Si Anne et Julien, les commissaires de l’exposition HEY ! Modern Art et pop culture, ont choisi de faire se côtoyer des artistes d’art brut et singulier et des artistes de pop culture, c’est parce que cette rencontre était inévitable. Se refusant à verser dans l’élitisme, tous s’opposent à la notion d’avant-garde. Leur art « ne vient pas coucher dans les lits qu’on a faits pour lui ; il se sauve aussitôt qu’on prononce son nom », comme l’indiquait Dubuffet.
Des couleurs criardes, des poupées déglinguées, du sang, des viscères, des motifs surchargés, du kitsch, de l’érotisme et de la vulgarité. Voilà qui traverse les oeuvres de nombreux artistes issus des contre-cultures. Pour autant, par-delà ces motifs communs, cette expo ne laisse pas indemne. De nombreuses pièces déstabilisent des structures intimes bien ancrées, sans doute parce qu’elles donnent à voir l’autre côté du miroir, à travers le geste créateur de pensionnaires d’hôpitaux psychiatriques, d’autodidactes très isolés ou d’artistes aux choix de vie radicaux.
La force des commissaires de l’expo n’est pas seulement d’avoir sorti Jean-Luc Navette de son atelier de tatouages lyonnais, ni d’exposer Henry J. Darper, artiste américain échappé d’un asile pour enfants attardés dont l’ampleur de l’oeuvre n’a été découverte qu’à sa mort.
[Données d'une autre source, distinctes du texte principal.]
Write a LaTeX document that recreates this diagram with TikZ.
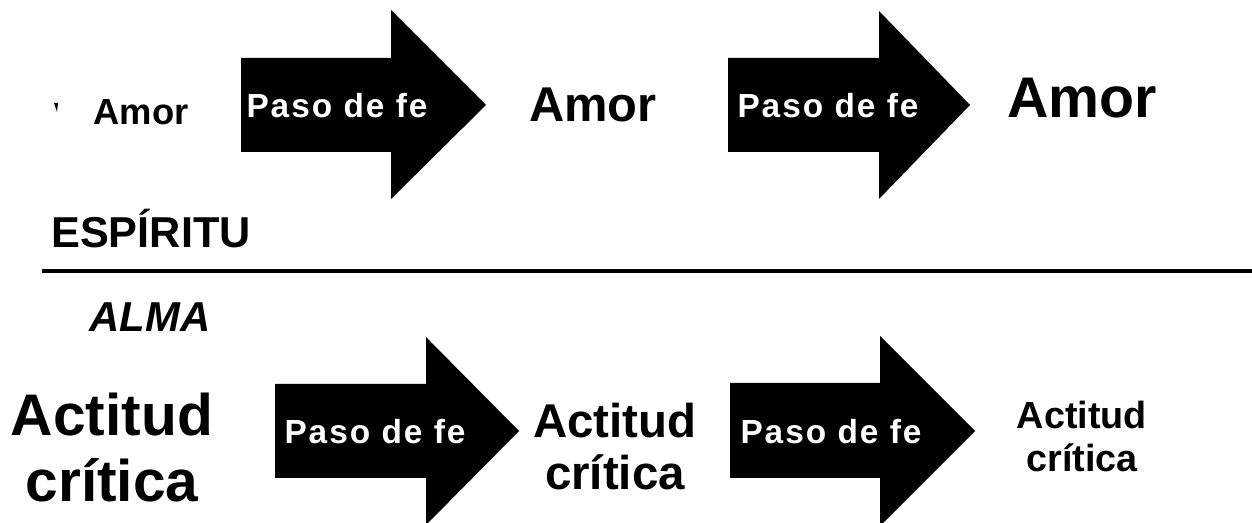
\documentclass[tikz,border=0pt]{standalone}
\usepackage{fontspec}
\setmainfont{Liberation Sans}
\newfontfamily\pasofont[LetterSpace=6]{Liberation Sans}

\begin{document}
\begin{tikzpicture}[x=0.02cm,y=-0.02cm,
	arrowshape/.style={fill=black},
	pasotext/.style={text=white,anchor=base,inner sep=0pt,font=\pasofont\bfseries\fontsize{19}{22}\selectfont},
	word/.style={anchor=base,inner sep=0pt,align=center}]
	\useasboundingbox (0,0) rectangle (1252,523);
	%\draw[red] (0,0) rectangle (1252,523);

	% arrows, top row (espiritu)
	\fill[arrowshape] (241,58) -- (391,58) -- (391,10) -- (486,105) -- (391,199) -- (391,152) -- (241,152) -- cycle;
	\fill[arrowshape] (728,58) -- (879,58) -- (879,11) -- (970,105) -- (879,199) -- (879,152) -- (728,152) -- cycle;
	% arrows, bottom row (alma)
	\fill[arrowshape] (275,384) -- (426,384) -- (426,337) -- (519,431) -- (426,525) -- (426,478) -- (275,478) -- cycle;
	\fill[arrowshape] (730,383) -- (880,383) -- (880,336) -- (975,431) -- (880,526) -- (880,478) -- (730,478) -- cycle;

	\node[pasotext] (PasoA) at (337,118) {Paso de fe};
	\node[pasotext] (PasoB) at (828,118) {Paso de fe};
	\node[pasotext] (PasoC) at (375,444) {Paso de fe};
	\node[pasotext] (PasoD) at (831,444) {Paso de fe};

	% top row
	\fill (54,103) -- (58,103) -- (57,112) -- cycle;
	\node[word,font=\bfseries\fontsize{20.7}{24}\selectfont] (AmorA) at (141,125) {Amor};
	\node[word,font=\bfseries\fontsize{27.8}{32}\selectfont] (AmorB) at (593,122) {Amor};
	\node[word,font=\bfseries\fontsize{32.6}{38}\selectfont] (AmorC) at (1082,118) {Amor};

	% division
	\coordinate (LineMin) at (42,271);
	\coordinate (LineMax) at (1252,271);
	\draw[line width=2.3pt] (LineMin) -- (LineMax);
	\node[word,font=\bfseries\fontsize{24.6}{28}\selectfont] (Espiritu) at (151,248) {ESPÍRITU};
	\node[word,font=\bfseries\itshape\fontsize{23.8}{28}\selectfont] (Alma) at (150,332) {ALMA};

	% bottom row
	\node[word,font=\bfseries\fontsize{33.4}{38}\selectfont] (ActitudA) at (112,502) {Actitud\\crítica};
	\node[word,font=\bfseries\fontsize{27}{30}\selectfont] (ActitudB) at (615,490) {Actitud\\crítica};
	\node[word,font=\bfseries\fontsize{21.5}{25}\selectfont] (ActitudC) at (1082,472) {Actitud\\crítica};
\end{tikzpicture}
\end{document}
C’est aussi d’acter la vivacité de tout un monde sousjacent : DJ, éditeurs, tatoueurs, bdéastes, musiciens expérimentaux, plasticiens, commissaires d’expo, créateurs de fringues, inventeurs de jouets, collectionneurs, sérigraphistes… La soixantaine d’artistes internationaux réunis à la Halle Saint-Pierre contribue à former un cabinet de curiosité du XXIe siècle. Pendant six mois, ils ouvrent un espace tenace et résistant.